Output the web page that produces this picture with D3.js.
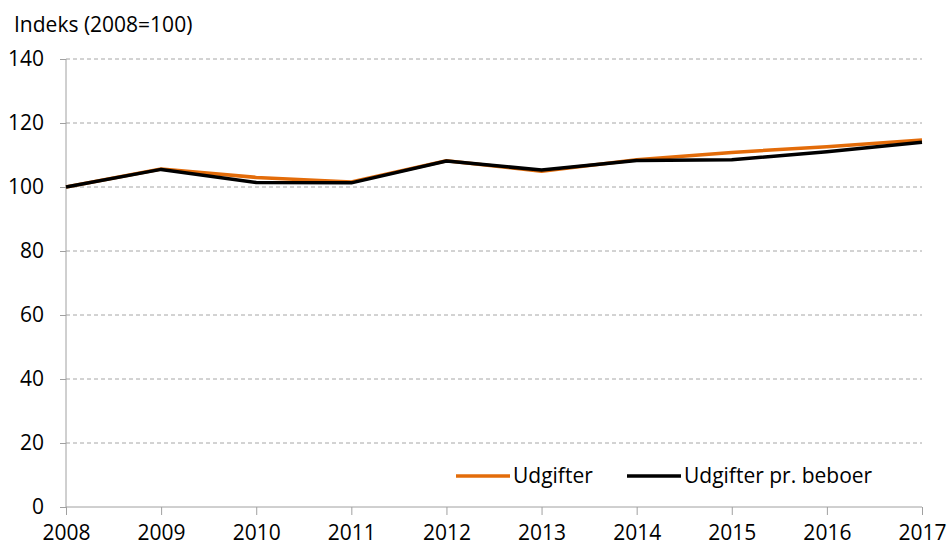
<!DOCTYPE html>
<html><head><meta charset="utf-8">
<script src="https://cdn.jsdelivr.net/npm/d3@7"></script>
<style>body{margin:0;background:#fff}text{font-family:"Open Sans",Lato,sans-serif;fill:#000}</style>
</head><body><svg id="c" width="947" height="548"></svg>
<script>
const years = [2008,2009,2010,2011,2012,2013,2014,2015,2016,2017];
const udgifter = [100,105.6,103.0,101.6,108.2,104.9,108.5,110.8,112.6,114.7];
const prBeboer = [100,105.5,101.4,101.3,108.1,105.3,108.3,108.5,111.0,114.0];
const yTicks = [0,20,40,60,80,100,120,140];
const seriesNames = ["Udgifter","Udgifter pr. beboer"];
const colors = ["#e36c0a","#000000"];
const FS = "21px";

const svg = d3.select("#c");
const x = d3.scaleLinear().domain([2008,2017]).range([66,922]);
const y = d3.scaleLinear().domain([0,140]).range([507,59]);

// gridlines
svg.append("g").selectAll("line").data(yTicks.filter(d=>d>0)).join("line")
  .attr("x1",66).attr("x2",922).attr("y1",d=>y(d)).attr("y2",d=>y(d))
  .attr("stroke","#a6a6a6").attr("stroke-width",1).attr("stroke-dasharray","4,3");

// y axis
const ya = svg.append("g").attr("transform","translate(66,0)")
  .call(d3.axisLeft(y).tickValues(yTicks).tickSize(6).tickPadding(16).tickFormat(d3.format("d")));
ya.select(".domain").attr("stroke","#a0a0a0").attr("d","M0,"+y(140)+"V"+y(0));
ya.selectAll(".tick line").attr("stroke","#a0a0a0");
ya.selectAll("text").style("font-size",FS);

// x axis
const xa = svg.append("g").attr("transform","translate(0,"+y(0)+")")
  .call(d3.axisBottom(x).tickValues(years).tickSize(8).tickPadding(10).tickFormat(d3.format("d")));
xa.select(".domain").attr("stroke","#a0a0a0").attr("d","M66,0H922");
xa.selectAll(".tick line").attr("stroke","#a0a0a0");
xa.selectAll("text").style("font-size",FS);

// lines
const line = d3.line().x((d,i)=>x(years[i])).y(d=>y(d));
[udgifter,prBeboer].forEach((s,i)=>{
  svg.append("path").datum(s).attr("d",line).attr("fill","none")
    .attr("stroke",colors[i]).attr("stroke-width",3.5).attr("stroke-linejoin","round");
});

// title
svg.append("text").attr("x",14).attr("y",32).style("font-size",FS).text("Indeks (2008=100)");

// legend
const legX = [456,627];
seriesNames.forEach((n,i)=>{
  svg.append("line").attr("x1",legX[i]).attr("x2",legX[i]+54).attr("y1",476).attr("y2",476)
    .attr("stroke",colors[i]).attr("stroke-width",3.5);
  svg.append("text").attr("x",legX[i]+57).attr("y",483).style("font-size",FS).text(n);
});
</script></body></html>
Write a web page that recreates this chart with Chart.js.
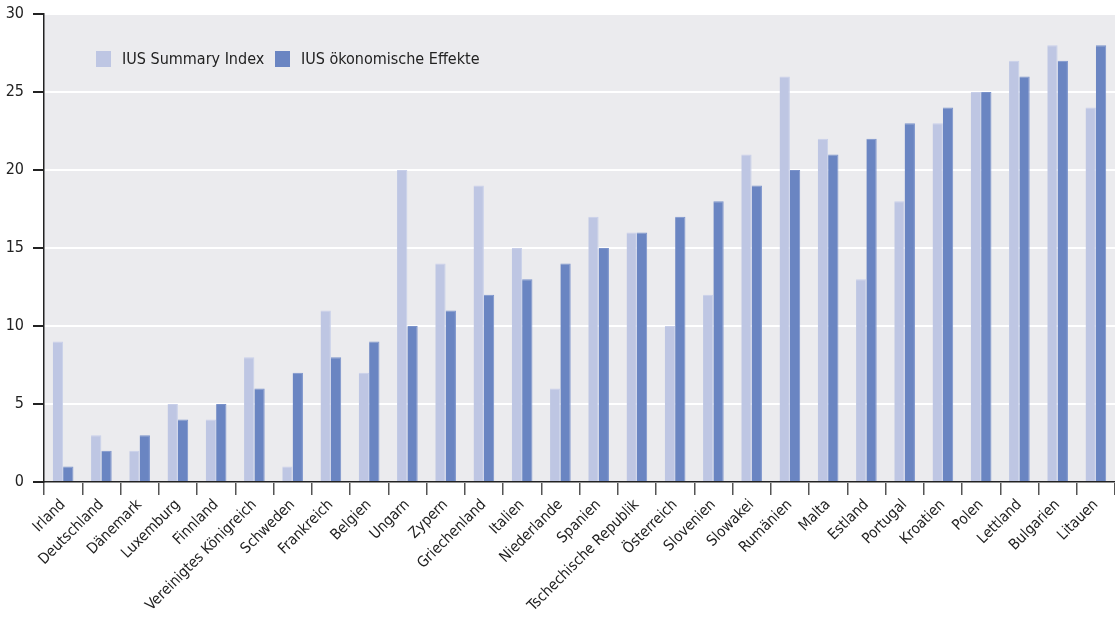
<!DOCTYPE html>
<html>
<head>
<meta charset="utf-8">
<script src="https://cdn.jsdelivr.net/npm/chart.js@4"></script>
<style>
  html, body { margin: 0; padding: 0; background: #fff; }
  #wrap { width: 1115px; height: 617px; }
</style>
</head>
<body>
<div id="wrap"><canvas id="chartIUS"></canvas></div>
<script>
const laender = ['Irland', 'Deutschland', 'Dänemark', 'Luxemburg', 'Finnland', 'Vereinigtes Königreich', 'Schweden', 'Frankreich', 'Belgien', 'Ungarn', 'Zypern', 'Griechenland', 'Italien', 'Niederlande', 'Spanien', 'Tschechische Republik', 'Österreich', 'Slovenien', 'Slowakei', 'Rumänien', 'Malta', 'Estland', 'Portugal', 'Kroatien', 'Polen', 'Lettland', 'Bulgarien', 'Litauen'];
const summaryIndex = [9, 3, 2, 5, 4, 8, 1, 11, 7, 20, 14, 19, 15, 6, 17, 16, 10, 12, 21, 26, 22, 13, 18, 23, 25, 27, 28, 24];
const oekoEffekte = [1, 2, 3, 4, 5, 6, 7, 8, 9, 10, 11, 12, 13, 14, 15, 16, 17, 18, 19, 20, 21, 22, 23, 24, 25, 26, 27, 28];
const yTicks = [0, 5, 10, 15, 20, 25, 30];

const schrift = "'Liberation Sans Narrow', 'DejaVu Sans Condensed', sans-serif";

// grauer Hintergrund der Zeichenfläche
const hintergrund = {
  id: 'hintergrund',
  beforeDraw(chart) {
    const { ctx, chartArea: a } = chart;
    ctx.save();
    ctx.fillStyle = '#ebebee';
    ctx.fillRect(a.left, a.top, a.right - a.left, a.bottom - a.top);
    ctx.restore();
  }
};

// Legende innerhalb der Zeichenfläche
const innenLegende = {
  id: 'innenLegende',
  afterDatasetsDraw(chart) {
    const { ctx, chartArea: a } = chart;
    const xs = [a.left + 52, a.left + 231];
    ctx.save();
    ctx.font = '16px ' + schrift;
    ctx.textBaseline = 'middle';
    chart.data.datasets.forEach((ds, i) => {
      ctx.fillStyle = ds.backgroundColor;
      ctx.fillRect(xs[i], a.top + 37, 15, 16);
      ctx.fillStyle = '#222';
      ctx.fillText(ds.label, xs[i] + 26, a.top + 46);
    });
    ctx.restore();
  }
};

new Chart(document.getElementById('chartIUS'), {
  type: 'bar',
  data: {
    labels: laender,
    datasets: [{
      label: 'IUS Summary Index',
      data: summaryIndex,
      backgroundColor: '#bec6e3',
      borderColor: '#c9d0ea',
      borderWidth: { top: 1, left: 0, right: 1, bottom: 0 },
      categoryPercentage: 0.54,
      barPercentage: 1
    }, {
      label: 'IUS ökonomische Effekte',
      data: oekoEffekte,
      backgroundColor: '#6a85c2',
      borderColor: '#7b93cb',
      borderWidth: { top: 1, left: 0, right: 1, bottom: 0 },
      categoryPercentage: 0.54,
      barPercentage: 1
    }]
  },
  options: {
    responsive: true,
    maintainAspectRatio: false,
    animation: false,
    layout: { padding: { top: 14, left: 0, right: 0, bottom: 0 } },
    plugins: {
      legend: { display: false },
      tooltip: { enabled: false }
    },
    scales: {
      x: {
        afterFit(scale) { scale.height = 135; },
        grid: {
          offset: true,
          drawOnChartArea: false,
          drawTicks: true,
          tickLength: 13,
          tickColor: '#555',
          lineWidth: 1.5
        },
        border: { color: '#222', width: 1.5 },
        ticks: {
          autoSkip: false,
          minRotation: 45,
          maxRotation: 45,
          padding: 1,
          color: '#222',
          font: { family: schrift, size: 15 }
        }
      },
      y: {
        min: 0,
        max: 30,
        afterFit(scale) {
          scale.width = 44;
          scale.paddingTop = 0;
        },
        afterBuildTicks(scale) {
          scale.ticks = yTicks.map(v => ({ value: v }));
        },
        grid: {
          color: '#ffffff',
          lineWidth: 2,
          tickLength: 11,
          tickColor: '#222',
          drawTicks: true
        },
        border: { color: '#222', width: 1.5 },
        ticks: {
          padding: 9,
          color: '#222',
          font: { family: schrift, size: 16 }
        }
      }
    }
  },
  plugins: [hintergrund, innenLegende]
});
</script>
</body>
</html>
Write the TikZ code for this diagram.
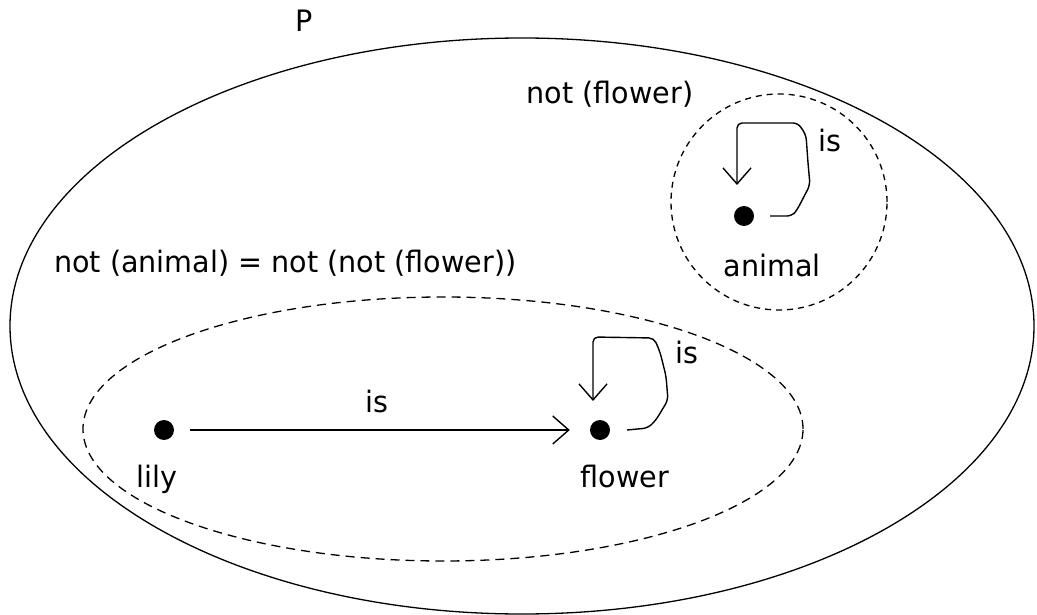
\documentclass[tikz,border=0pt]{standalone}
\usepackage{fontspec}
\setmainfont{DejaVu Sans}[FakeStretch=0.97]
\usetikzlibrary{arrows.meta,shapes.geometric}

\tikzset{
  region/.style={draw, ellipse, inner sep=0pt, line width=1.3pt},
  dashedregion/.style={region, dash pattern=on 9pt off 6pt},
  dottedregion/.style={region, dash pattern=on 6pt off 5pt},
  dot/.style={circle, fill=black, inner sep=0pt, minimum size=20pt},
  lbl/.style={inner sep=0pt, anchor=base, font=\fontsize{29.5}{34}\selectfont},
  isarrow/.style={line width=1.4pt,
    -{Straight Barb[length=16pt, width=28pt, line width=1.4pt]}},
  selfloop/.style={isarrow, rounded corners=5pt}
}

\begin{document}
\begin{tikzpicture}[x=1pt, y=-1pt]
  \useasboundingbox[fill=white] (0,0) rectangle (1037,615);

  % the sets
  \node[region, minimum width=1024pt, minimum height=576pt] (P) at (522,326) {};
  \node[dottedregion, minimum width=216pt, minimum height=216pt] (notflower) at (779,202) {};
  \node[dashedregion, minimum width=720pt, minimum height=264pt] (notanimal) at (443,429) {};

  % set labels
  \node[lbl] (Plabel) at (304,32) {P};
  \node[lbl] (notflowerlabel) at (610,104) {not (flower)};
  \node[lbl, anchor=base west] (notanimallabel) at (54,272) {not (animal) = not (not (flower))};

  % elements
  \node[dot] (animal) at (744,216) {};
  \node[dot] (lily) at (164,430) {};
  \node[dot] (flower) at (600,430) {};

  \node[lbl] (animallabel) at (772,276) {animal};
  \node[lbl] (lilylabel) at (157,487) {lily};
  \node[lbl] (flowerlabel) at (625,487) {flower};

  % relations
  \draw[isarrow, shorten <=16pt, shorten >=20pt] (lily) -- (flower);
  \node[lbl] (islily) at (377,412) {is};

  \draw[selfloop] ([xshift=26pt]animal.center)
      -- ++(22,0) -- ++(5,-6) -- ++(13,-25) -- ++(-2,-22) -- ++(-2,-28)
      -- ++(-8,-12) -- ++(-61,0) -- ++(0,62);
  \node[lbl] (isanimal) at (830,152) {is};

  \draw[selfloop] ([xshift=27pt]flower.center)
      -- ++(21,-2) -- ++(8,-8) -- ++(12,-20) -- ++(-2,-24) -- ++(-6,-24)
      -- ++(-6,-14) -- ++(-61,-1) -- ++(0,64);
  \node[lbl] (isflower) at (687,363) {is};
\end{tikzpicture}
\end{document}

__________________________________________________

§ **Work required**:
State the number of lines that contain the string "Write", with no other words.

§ **Completed task**:
2